The recursion counter mirrors the one in ceval.c. It exists because deeply nested AST nodes can blow the C stack before they blow the Python recursion limit. The counter is decremented in every validate_expr and validate_stmt call and raises RecursionError if it reaches zero.

validate_stmt: parse-time vs. semantic errors

validate_stmt handles the distinction between errors the parser cannot catch and errors that require semantic context. Pure structural checks (wrong node kind in a position, missing required fields) raise SystemError because they indicate a bug in the parser or in code that constructs AST nodes manually. Semantic errors (augmented assignment to a non-store target, return outside function) raise SyntaxError with a proper filename and line number.

// CPython: Python/ast.c:101 validate_stmt
static int
validate_stmt(struct validator *state, stmt_ty stmt)
{
/* ... */
switch (stmt->kind) {
case AugAssign_kind:
ret = validate_expr(state, stmt->v.AugAssign.target, Store)
&& validate_expr(state, stmt->v.AugAssign.value, Load);
break;
/* ... */
}
return ret;
}

The context argument (Load / Store / Del) threads through all validate_expr calls so that the validator can reject (a + b) = c (AugAssign with a non-Name/Subscript/Attribute target) without a separate tree walk.

ast_warn and deprecated syntax

ast_warn centralises the emission of source-location-tagged warnings. It is called from within the validate functions rather than from the parser, which allows the warning to carry the post-parse lineno/col_offset from the node rather than the raw token position.

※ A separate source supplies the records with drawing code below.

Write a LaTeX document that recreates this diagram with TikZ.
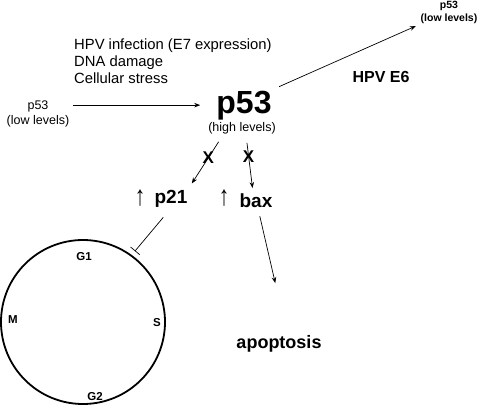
\documentclass[tikz,border=0pt]{standalone}
\usepackage{fontspec}
\setmainfont{Liberation Sans}
\usetikzlibrary{arrows.meta, positioning, calc}

\tikzset{
  arr/.style={-{Stealth[length=6pt,width=4.5pt]}, line width=0.7pt},
  txt/.style={inner sep=1pt, align=center},
  phase/.style={font=\fontsize{11.5}{13}\selectfont\bfseries, inner sep=0pt},
  cross/.style={font=\fontsize{17}{19}\selectfont\bfseries, inner sep=0pt},
}
\newcommand{\uparr}{\scalebox{0.75}[1]{\fontsize{28}{30}\selectfont\bfseries ↑}}

\begin{document}
\begin{tikzpicture}[x=1pt, y=-1pt]
  \useasboundingbox (0,0) rectangle (480,408);

  % p53 levels
  \node[txt, font=\fontsize{12.5}{15}\selectfont] (lowin) at (38,114) {p53\\(low levels)};
  \node[txt, font=\fontsize{32}{36}\selectfont\bfseries, anchor=base] (hi) at (244,113) {p53};
  \node[txt, font=\fontsize{12.5}{15}\selectfont] (hilvl) at (242,128) {(high levels)};
  \node[txt, font=\fontsize{14.8}{17}\selectfont, align=left, anchor=west] (stress) at (73,61)
    {HPV infection (E7 expression)\\DNA damage\\Cellular stress};
  \node[txt, font=\fontsize{10.5}{13}\selectfont\bfseries] (lowout) at (449,12) {p53\\(low levels)};
  \node[txt, font=\fontsize{16}{19}\selectfont\bfseries] (e6) at (381,77) {HPV E6};

  \draw[arr, shorten <=3pt, shorten >=15pt] (lowin.east |- hi.west) -- (hi.west);
  \draw[arr, shorten <=7pt, shorten >=4pt] (hi.north east) -- (lowout.south west);

  % targets
  \node[txt, font=\fontsize{19}{22}\selectfont\bfseries, anchor=base] (p21) at (171,203) {p21};
  \node[txt, font=\fontsize{19}{22}\selectfont\bfseries, anchor=base] (bax) at (256,207) {bax};
  \node[inner sep=0pt] (upa) at (140,198) {\uparr};
  \node[inner sep=0pt] (upb) at (224,198) {\uparr};

  \draw[arr, shorten <=8pt, shorten >=6pt] ([xshift=-19pt]hilvl.south) -- (p21.north east)
    node[cross, pos=0.43] (xa) {X};
  \draw[arr, shorten <=8pt, shorten >=4pt] ([xshift=4pt]hilvl.south) -- ([xshift=-3pt]bax.north)
    node[cross, pos=0.375] (xb) {X};

  % cell cycle
  \node[draw, circle, line width=1.8pt, minimum size=164pt, inner sep=0pt] (cycle) at (83,322) {};
  \node[phase] (g1) at (84,257) {G1};
  \node[phase] (m) at (13,320) {M};
  \node[phase] (s) at (157,323) {S};
  \node[phase] (g2) at (95,397) {G2};
  \draw[line width=0.7pt, -{Bar[width=12pt]}, shorten <=12pt, shorten >=5pt] (p21.south) -- (cycle.54);

  % apoptosis
  \node[txt, font=\fontsize{18}{21}\selectfont\bfseries, anchor=base] (apop) at (279,348) {apoptosis};
  \draw[arr, shorten <=8pt, shorten >=52pt] ([xshift=2pt]bax.south) -- ([xshift=8pt]apop.north);
\end{tikzpicture}
\end{document}
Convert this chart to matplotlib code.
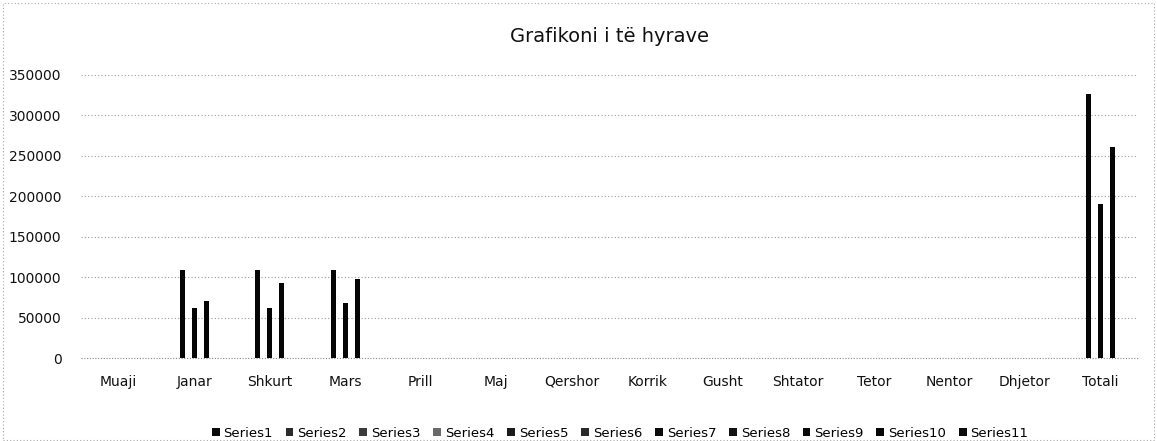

// CPython: Python/ast.c:26 ast_warn
static int
ast_warn(struct validator *state, expr_ty node, const char *msg)
{
if (PyErr_WarnExplicit(
PyExc_DeprecationWarning, msg,
state->filename,
node->lineno,
NULL, NULL) < 0)
{
/* ... convert to SyntaxWarning at -Werror ... */
return 0;
}
return 1;
}

In CPython 3.14 this is used for tuple unpacking in comprehension targets that were previously silently accepted. The warning fires during validation rather than at runtime so that -W error::DeprecationWarning turns it into a compile-time SyntaxError.

ast.parse() call chain

The Python-level ast.parse(source, filename, mode) call reaches ast_parse in C via the _ast extension module. The call chain is:

  1. ast.parse() (Lib/ast.py) calls compile(source, filename, mode, PyCF_ONLY_AST).
  2. compile() (built-in) calls Py_CompileStringExFlags with PyCF_ONLY_AST set.
  3. Py_CompileStringExFlags calls PyParser_ASTFromStringObject, then checks the flag and returns the raw mod_ty wrapped as a Python object instead of calling _PyCompile_CodeGen.
  4. _PyAST_Validate is called before the mod_ty is wrapped, so any structural error surfaces as a SyntaxError from ast.parse() rather than from a later compile() call.
// CPython: Python/ast.c:371 ast_parse
static PyObject *
ast_parse(PyObject *self, PyObject *const *args, Py_ssize_t nargs,
PyObject *kwnames)
{
/* ... extract source, filename, mode ... */
return PyRun_StringFlags(source, compile_mode, globals, locals, &flags);
}

The PyCF_ONLY_AST flag is the single mechanism that short-circuits compilation and returns the tree. There is no separate "parse-only" API at the C level.

gopy notes

Status: not yet ported.

Planned package path: compile/astvalidate. The Go port will implement Validate(mod ast.Mod) error as the equivalent of _PyAST_Validate. The recursion guard will use a depth int field on a validator struct passed by pointer through every recursive call, matching the CPython struct validator pattern. The ast_warn logic will be handled via the existing compile.Compiler warning infrastructure once that is in place.